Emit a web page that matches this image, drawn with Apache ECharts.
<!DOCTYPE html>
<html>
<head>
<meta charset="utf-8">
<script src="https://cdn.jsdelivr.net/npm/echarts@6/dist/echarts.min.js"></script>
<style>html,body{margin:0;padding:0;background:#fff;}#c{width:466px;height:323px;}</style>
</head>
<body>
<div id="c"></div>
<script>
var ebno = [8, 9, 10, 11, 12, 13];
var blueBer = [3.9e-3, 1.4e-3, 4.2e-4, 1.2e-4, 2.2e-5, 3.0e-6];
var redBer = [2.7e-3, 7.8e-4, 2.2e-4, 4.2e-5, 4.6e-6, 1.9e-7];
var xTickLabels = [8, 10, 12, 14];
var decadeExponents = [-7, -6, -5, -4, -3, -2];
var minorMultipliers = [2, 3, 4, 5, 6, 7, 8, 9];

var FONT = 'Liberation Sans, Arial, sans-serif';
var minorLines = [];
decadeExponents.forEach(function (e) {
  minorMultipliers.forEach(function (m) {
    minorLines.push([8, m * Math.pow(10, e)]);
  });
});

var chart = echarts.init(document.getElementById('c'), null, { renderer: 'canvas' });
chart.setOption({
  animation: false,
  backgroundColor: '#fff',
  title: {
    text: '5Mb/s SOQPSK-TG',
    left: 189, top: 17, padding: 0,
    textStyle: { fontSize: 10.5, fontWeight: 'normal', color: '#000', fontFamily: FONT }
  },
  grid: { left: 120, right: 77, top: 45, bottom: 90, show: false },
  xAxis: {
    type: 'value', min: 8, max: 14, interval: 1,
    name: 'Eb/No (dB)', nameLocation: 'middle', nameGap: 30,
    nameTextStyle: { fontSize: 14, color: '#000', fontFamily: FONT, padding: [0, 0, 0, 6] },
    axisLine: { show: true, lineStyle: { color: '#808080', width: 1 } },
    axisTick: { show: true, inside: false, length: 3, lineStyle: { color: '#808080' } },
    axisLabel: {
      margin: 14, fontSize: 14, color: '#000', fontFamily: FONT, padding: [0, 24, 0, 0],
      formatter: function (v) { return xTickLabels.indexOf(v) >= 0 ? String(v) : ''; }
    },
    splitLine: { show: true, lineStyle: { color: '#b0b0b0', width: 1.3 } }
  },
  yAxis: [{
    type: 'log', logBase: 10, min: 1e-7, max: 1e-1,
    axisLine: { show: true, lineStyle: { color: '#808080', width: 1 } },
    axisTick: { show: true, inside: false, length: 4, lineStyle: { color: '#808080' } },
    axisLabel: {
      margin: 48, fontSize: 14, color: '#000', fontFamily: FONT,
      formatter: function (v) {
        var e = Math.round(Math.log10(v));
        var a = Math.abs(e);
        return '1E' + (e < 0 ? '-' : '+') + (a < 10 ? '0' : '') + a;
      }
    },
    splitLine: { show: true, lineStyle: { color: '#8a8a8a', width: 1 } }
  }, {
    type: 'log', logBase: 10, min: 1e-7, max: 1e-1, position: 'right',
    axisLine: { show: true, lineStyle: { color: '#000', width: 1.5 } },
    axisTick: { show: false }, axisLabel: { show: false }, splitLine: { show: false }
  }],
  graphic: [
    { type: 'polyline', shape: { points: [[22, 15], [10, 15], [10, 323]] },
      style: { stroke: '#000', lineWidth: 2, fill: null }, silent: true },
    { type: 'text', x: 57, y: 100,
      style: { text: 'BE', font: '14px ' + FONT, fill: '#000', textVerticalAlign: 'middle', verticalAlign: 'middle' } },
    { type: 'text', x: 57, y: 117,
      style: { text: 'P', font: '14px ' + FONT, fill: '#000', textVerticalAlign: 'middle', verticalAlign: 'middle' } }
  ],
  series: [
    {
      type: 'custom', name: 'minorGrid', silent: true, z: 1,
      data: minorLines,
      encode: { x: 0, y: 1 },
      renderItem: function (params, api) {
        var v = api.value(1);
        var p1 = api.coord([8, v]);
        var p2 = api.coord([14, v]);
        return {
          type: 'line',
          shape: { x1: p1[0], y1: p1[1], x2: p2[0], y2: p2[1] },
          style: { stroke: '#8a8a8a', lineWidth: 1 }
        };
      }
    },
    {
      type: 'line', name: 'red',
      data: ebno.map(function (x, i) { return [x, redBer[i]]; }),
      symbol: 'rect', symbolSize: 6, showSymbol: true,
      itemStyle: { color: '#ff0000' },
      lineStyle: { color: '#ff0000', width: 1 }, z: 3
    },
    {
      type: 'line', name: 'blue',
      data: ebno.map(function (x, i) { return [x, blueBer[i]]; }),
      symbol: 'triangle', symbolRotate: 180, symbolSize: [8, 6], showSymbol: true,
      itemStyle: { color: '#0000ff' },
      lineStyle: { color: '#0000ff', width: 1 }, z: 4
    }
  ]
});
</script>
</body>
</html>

**What the task requires:**
Restate the listing above word for word.

**The completed task:**
Emit a web page that matches this image, drawn with Apache ECharts.
<!DOCTYPE html>
<html>
<head>
<meta charset="utf-8">
<script src="https://cdn.jsdelivr.net/npm/echarts@6/dist/echarts.min.js"></script>
<style>html,body{margin:0;padding:0;background:#fff;}#c{width:466px;height:323px;}</style>
</head>
<body>
<div id="c"></div>
<script>
var ebno = [8, 9, 10, 11, 12, 13];
var blueBer = [3.9e-3, 1.4e-3, 4.2e-4, 1.2e-4, 2.2e-5, 3.0e-6];
var redBer = [2.7e-3, 7.8e-4, 2.2e-4, 4.2e-5, 4.6e-6, 1.9e-7];
var xTickLabels = [8, 10, 12, 14];
var decadeExponents = [-7, -6, -5, -4, -3, -2];
var minorMultipliers = [2, 3, 4, 5, 6, 7, 8, 9];

var FONT = 'Liberation Sans, Arial, sans-serif';
var minorLines = [];
decadeExponents.forEach(function (e) {
  minorMultipliers.forEach(function (m) {
    minorLines.push([8, m * Math.pow(10, e)]);
  });
});

var chart = echarts.init(document.getElementById('c'), null, { renderer: 'canvas' });
chart.setOption({
  animation: false,
  backgroundColor: '#fff',
  title: {
    text: '5Mb/s SOQPSK-TG',
    left: 189, top: 17, padding: 0,
    textStyle: { fontSize: 10.5, fontWeight: 'normal', color: '#000', fontFamily: FONT }
  },
  grid: { left: 120, right: 77, top: 45, bottom: 90, show: false },
  xAxis: {
    type: 'value', min: 8, max: 14, interval: 1,
    name: 'Eb/No (dB)', nameLocation: 'middle', nameGap: 30,
    nameTextStyle: { fontSize: 14, color: '#000', fontFamily: FONT, padding: [0, 0, 0, 6] },
    axisLine: { show: true, lineStyle: { color: '#808080', width: 1 } },
    axisTick: { show: true, inside: false, length: 3, lineStyle: { color: '#808080' } },
    axisLabel: {
      margin: 14, fontSize: 14, color: '#000', fontFamily: FONT, padding: [0, 24, 0, 0],
      formatter: function (v) { return xTickLabels.indexOf(v) >= 0 ? String(v) : ''; }
    },
    splitLine: { show: true, lineStyle: { color: '#b0b0b0', width: 1.3 } }
  },
  yAxis: [{
    type: 'log', logBase: 10, min: 1e-7, max: 1e-1,
    axisLine: { show: true, lineStyle: { color: '#808080', width: 1 } },
    axisTick: { show: true, inside: false, length: 4, lineStyle: { color: '#808080' } },
    axisLabel: {
      margin: 48, fontSize: 14, color: '#000', fontFamily: FONT,
      formatter: function (v) {
        var e = Math.round(Math.log10(v));
        var a = Math.abs(e);
        return '1E' + (e < 0 ? '-' : '+') + (a < 10 ? '0' : '') + a;
      }
    },
    splitLine: { show: true, lineStyle: { color: '#8a8a8a', width: 1 } }
  }, {
    type: 'log', logBase: 10, min: 1e-7, max: 1e-1, position: 'right',
    axisLine: { show: true, lineStyle: { color: '#000', width: 1.5 } },
    axisTick: { show: false }, axisLabel: { show: false }, splitLine: { show: false }
  }],
  graphic: [
    { type: 'polyline', shape: { points: [[22, 15], [10, 15], [10, 323]] },
      style: { stroke: '#000', lineWidth: 2, fill: null }, silent: true },
    { type: 'text', x: 57, y: 100,
      style: { text: 'BE', font: '14px ' + FONT, fill: '#000', textVerticalAlign: 'middle', verticalAlign: 'middle' } },
    { type: 'text', x: 57, y: 117,
      style: { text: 'P', font: '14px ' + FONT, fill: '#000', textVerticalAlign: 'middle', verticalAlign: 'middle' } }
  ],
  series: [
    {
      type: 'custom', name: 'minorGrid', silent: true, z: 1,
      data: minorLines,
      encode: { x: 0, y: 1 },
      renderItem: function (params, api) {
        var v = api.value(1);
        var p1 = api.coord([8, v]);
        var p2 = api.coord([14, v]);
        return {
          type: 'line',
          shape: { x1: p1[0], y1: p1[1], x2: p2[0], y2: p2[1] },
          style: { stroke: '#8a8a8a', lineWidth: 1 }
        };
      }
    },
    {
      type: 'line', name: 'red',
      data: ebno.map(function (x, i) { return [x, redBer[i]]; }),
      symbol: 'rect', symbolSize: 6, showSymbol: true,
      itemStyle: { color: '#ff0000' },
      lineStyle: { color: '#ff0000', width: 1 }, z: 3
    },
    {
      type: 'line', name: 'blue',
      data: ebno.map(function (x, i) { return [x, blueBer[i]]; }),
      symbol: 'triangle', symbolRotate: 180, symbolSize: [8, 6], showSymbol: true,
      itemStyle: { color: '#0000ff' },
      lineStyle: { color: '#0000ff', width: 1 }, z: 4
    }
  ]
});
</script>
</body>
</html>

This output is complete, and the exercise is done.